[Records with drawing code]
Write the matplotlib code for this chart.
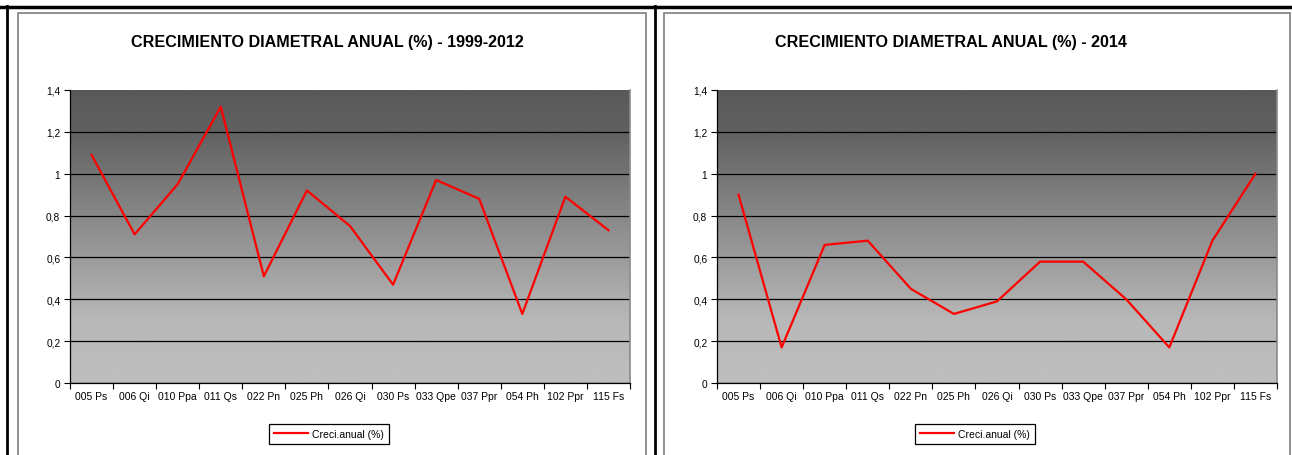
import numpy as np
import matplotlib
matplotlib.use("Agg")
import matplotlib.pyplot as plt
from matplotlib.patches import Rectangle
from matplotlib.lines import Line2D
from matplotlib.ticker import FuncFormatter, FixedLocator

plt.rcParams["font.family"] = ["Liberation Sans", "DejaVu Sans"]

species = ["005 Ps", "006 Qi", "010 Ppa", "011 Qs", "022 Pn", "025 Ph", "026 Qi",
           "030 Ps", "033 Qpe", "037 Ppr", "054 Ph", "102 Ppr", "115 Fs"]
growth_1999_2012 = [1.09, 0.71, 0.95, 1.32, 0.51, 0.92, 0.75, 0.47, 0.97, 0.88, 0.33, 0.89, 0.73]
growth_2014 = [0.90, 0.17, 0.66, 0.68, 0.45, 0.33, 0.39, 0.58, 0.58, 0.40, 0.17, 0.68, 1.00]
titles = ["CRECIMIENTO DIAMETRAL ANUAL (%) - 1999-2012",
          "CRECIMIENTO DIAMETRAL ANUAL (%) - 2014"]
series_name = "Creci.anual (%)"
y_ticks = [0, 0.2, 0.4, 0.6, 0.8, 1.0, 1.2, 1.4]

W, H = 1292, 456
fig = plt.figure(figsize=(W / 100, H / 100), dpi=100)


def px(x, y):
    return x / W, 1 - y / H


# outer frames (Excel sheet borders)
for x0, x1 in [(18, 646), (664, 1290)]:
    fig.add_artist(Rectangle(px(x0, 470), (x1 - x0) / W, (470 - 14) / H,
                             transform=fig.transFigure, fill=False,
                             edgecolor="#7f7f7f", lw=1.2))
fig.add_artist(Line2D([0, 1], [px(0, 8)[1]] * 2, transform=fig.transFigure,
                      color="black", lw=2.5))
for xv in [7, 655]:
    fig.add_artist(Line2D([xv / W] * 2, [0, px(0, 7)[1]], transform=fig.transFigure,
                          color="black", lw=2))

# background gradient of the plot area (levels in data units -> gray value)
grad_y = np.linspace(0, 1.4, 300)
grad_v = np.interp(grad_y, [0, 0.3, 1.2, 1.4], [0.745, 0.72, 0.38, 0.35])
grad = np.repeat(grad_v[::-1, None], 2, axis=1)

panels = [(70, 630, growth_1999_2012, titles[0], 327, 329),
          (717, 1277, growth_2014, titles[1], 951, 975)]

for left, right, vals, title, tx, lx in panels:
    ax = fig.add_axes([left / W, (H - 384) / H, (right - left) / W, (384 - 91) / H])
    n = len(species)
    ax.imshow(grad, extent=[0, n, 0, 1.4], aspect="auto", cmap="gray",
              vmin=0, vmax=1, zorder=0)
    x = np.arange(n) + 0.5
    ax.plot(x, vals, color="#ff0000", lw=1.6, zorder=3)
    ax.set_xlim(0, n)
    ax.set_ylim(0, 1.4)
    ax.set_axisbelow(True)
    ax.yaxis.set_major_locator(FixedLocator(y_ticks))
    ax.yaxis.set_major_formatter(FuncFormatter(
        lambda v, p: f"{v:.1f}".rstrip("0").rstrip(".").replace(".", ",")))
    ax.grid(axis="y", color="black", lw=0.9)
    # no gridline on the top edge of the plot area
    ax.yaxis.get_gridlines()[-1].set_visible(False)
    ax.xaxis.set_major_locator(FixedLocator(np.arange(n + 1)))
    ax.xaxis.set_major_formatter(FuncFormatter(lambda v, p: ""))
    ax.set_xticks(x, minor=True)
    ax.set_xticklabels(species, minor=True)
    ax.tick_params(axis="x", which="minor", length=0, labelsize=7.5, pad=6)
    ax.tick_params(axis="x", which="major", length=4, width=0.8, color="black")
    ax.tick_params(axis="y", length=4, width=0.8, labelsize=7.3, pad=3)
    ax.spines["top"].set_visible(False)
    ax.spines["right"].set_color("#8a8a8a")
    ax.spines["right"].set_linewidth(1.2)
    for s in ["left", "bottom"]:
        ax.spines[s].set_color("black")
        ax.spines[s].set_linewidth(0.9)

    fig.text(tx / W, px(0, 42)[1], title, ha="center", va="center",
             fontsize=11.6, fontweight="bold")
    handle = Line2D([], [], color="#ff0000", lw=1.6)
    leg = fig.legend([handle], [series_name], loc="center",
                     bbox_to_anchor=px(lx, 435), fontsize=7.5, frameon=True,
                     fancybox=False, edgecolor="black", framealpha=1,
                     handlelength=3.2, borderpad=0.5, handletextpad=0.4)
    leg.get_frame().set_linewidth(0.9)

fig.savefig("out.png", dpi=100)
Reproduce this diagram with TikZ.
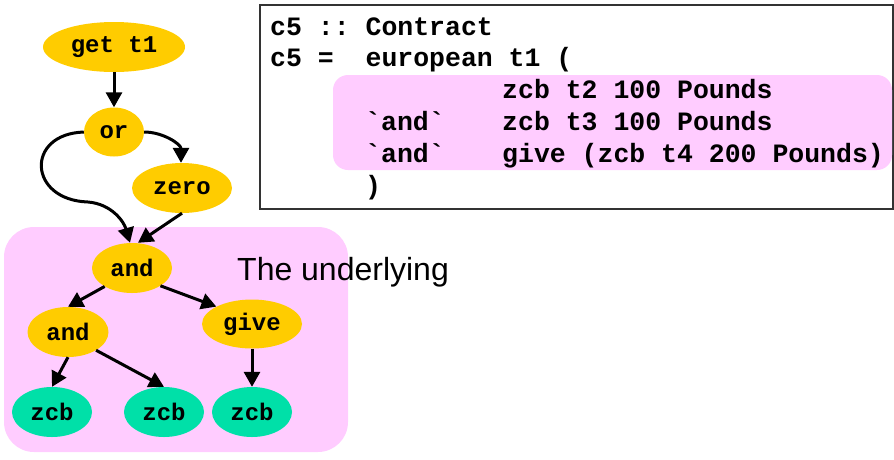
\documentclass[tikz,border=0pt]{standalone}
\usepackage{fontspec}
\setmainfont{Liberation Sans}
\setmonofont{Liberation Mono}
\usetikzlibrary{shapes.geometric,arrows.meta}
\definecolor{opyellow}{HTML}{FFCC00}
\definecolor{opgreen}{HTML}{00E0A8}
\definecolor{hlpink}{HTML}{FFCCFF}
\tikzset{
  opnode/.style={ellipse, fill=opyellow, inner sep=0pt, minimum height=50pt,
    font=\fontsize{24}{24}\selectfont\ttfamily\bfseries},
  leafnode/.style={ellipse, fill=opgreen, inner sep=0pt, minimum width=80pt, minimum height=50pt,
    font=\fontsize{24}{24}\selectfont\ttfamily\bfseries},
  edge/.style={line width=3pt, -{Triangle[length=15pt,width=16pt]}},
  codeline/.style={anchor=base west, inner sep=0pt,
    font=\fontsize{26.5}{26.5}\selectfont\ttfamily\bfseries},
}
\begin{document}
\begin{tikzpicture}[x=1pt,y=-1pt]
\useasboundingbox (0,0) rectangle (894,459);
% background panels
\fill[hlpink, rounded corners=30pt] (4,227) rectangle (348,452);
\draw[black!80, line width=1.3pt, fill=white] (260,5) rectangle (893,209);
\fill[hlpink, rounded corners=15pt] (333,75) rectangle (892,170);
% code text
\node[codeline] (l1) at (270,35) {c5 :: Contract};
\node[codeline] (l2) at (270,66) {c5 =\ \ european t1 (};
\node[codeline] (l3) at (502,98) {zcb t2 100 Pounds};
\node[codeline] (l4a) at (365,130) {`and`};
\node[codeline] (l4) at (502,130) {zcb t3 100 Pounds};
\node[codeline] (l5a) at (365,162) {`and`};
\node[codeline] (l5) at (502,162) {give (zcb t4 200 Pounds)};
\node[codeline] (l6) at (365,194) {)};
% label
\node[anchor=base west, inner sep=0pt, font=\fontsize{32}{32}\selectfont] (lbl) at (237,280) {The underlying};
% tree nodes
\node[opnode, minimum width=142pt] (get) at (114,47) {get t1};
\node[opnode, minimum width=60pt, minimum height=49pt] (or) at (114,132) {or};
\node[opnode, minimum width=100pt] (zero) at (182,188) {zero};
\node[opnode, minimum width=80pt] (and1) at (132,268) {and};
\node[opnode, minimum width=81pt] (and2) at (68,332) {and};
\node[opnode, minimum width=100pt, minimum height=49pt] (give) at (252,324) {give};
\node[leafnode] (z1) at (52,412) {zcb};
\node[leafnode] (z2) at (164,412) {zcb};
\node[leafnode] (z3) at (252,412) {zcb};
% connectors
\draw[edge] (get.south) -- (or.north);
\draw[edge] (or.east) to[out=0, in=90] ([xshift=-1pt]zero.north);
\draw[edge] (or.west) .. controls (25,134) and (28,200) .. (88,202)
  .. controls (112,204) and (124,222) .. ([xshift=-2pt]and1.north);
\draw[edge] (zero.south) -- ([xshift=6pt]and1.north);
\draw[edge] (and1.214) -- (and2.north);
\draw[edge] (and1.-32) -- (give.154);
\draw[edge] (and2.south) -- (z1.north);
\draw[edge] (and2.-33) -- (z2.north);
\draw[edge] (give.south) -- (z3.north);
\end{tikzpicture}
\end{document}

■ **Work to complete**
Output the entries above exactly, without their pictures.

■ **Correct response**
Write the matplotlib code for this chart.
import numpy as np
import matplotlib
matplotlib.use("Agg")
import matplotlib.pyplot as plt
from matplotlib.patches import Rectangle
from matplotlib.lines import Line2D
from matplotlib.ticker import FuncFormatter, FixedLocator

plt.rcParams["font.family"] = ["Liberation Sans", "DejaVu Sans"]

species = ["005 Ps", "006 Qi", "010 Ppa", "011 Qs", "022 Pn", "025 Ph", "026 Qi",
           "030 Ps", "033 Qpe", "037 Ppr", "054 Ph", "102 Ppr", "115 Fs"]
growth_1999_2012 = [1.09, 0.71, 0.95, 1.32, 0.51, 0.92, 0.75, 0.47, 0.97, 0.88, 0.33, 0.89, 0.73]
growth_2014 = [0.90, 0.17, 0.66, 0.68, 0.45, 0.33, 0.39, 0.58, 0.58, 0.40, 0.17, 0.68, 1.00]
titles = ["CRECIMIENTO DIAMETRAL ANUAL (%) - 1999-2012",
          "CRECIMIENTO DIAMETRAL ANUAL (%) - 2014"]
series_name = "Creci.anual (%)"
y_ticks = [0, 0.2, 0.4, 0.6, 0.8, 1.0, 1.2, 1.4]

W, H = 1292, 456
fig = plt.figure(figsize=(W / 100, H / 100), dpi=100)


def px(x, y):
    return x / W, 1 - y / H


# outer frames (Excel sheet borders)
for x0, x1 in [(18, 646), (664, 1290)]:
    fig.add_artist(Rectangle(px(x0, 470), (x1 - x0) / W, (470 - 14) / H,
                             transform=fig.transFigure, fill=False,
                             edgecolor="#7f7f7f", lw=1.2))
fig.add_artist(Line2D([0, 1], [px(0, 8)[1]] * 2, transform=fig.transFigure,
                      color="black", lw=2.5))
for xv in [7, 655]:
    fig.add_artist(Line2D([xv / W] * 2, [0, px(0, 7)[1]], transform=fig.transFigure,
                          color="black", lw=2))

# background gradient of the plot area (levels in data units -> gray value)
grad_y = np.linspace(0, 1.4, 300)
grad_v = np.interp(grad_y, [0, 0.3, 1.2, 1.4], [0.745, 0.72, 0.38, 0.35])
grad = np.repeat(grad_v[::-1, None], 2, axis=1)

panels = [(70, 630, growth_1999_2012, titles[0], 327, 329),
          (717, 1277, growth_2014, titles[1], 951, 975)]

for left, right, vals, title, tx, lx in panels:
    ax = fig.add_axes([left / W, (H - 384) / H, (right - left) / W, (384 - 91) / H])
    n = len(species)
    ax.imshow(grad, extent=[0, n, 0, 1.4], aspect="auto", cmap="gray",
              vmin=0, vmax=1, zorder=0)
    x = np.arange(n) + 0.5
    ax.plot(x, vals, color="#ff0000", lw=1.6, zorder=3)
    ax.set_xlim(0, n)
    ax.set_ylim(0, 1.4)
    ax.set_axisbelow(True)
    ax.yaxis.set_major_locator(FixedLocator(y_ticks))
    ax.yaxis.set_major_formatter(FuncFormatter(
        lambda v, p: f"{v:.1f}".rstrip("0").rstrip(".").replace(".", ",")))
    ax.grid(axis="y", color="black", lw=0.9)
    # no gridline on the top edge of the plot area
    ax.yaxis.get_gridlines()[-1].set_visible(False)
    ax.xaxis.set_major_locator(FixedLocator(np.arange(n + 1)))
    ax.xaxis.set_major_formatter(FuncFormatter(lambda v, p: ""))
    ax.set_xticks(x, minor=True)
    ax.set_xticklabels(species, minor=True)
    ax.tick_params(axis="x", which="minor", length=0, labelsize=7.5, pad=6)
    ax.tick_params(axis="x", which="major", length=4, width=0.8, color="black")
    ax.tick_params(axis="y", length=4, width=0.8, labelsize=7.3, pad=3)
    ax.spines["top"].set_visible(False)
    ax.spines["right"].set_color("#8a8a8a")
    ax.spines["right"].set_linewidth(1.2)
    for s in ["left", "bottom"]:
        ax.spines[s].set_color("black")
        ax.spines[s].set_linewidth(0.9)

    fig.text(tx / W, px(0, 42)[1], title, ha="center", va="center",
             fontsize=11.6, fontweight="bold")
    handle = Line2D([], [], color="#ff0000", lw=1.6)
    leg = fig.legend([handle], [series_name], loc="center",
                     bbox_to_anchor=px(lx, 435), fontsize=7.5, frameon=True,
                     fancybox=False, edgecolor="black", framealpha=1,
                     handlelength=3.2, borderpad=0.5, handletextpad=0.4)
    leg.get_frame().set_linewidth(0.9)

fig.savefig("out.png", dpi=100)
Reproduce this diagram with TikZ.
\documentclass[tikz,border=0pt]{standalone}
\usepackage{fontspec}
\setmainfont{Liberation Sans}
\setmonofont{Liberation Mono}
\usetikzlibrary{shapes.geometric,arrows.meta}
\definecolor{opyellow}{HTML}{FFCC00}
\definecolor{opgreen}{HTML}{00E0A8}
\definecolor{hlpink}{HTML}{FFCCFF}
\tikzset{
  opnode/.style={ellipse, fill=opyellow, inner sep=0pt, minimum height=50pt,
    font=\fontsize{24}{24}\selectfont\ttfamily\bfseries},
  leafnode/.style={ellipse, fill=opgreen, inner sep=0pt, minimum width=80pt, minimum height=50pt,
    font=\fontsize{24}{24}\selectfont\ttfamily\bfseries},
  edge/.style={line width=3pt, -{Triangle[length=15pt,width=16pt]}},
  codeline/.style={anchor=base west, inner sep=0pt,
    font=\fontsize{26.5}{26.5}\selectfont\ttfamily\bfseries},
}
\begin{document}
\begin{tikzpicture}[x=1pt,y=-1pt]
\useasboundingbox (0,0) rectangle (894,459);
% background panels
\fill[hlpink, rounded corners=30pt] (4,227) rectangle (348,452);
\draw[black!80, line width=1.3pt, fill=white] (260,5) rectangle (893,209);
\fill[hlpink, rounded corners=15pt] (333,75) rectangle (892,170);
% code text
\node[codeline] (l1) at (270,35) {c5 :: Contract};
\node[codeline] (l2) at (270,66) {c5 =\ \ european t1 (};
\node[codeline] (l3) at (502,98) {zcb t2 100 Pounds};
\node[codeline] (l4a) at (365,130) {`and`};
\node[codeline] (l4) at (502,130) {zcb t3 100 Pounds};
\node[codeline] (l5a) at (365,162) {`and`};
\node[codeline] (l5) at (502,162) {give (zcb t4 200 Pounds)};
\node[codeline] (l6) at (365,194) {)};
% label
\node[anchor=base west, inner sep=0pt, font=\fontsize{32}{32}\selectfont] (lbl) at (237,280) {The underlying};
% tree nodes
\node[opnode, minimum width=142pt] (get) at (114,47) {get t1};
\node[opnode, minimum width=60pt, minimum height=49pt] (or) at (114,132) {or};
\node[opnode, minimum width=100pt] (zero) at (182,188) {zero};
\node[opnode, minimum width=80pt] (and1) at (132,268) {and};
\node[opnode, minimum width=81pt] (and2) at (68,332) {and};
\node[opnode, minimum width=100pt, minimum height=49pt] (give) at (252,324) {give};
\node[leafnode] (z1) at (52,412) {zcb};
\node[leafnode] (z2) at (164,412) {zcb};
\node[leafnode] (z3) at (252,412) {zcb};
% connectors
\draw[edge] (get.south) -- (or.north);
\draw[edge] (or.east) to[out=0, in=90] ([xshift=-1pt]zero.north);
\draw[edge] (or.west) .. controls (25,134) and (28,200) .. (88,202)
  .. controls (112,204) and (124,222) .. ([xshift=-2pt]and1.north);
\draw[edge] (zero.south) -- ([xshift=6pt]and1.north);
\draw[edge] (and1.214) -- (and2.north);
\draw[edge] (and1.-32) -- (give.154);
\draw[edge] (and2.south) -- (z1.north);
\draw[edge] (and2.-33) -- (z2.north);
\draw[edge] (give.south) -- (z3.north);
\end{tikzpicture}
\end{document}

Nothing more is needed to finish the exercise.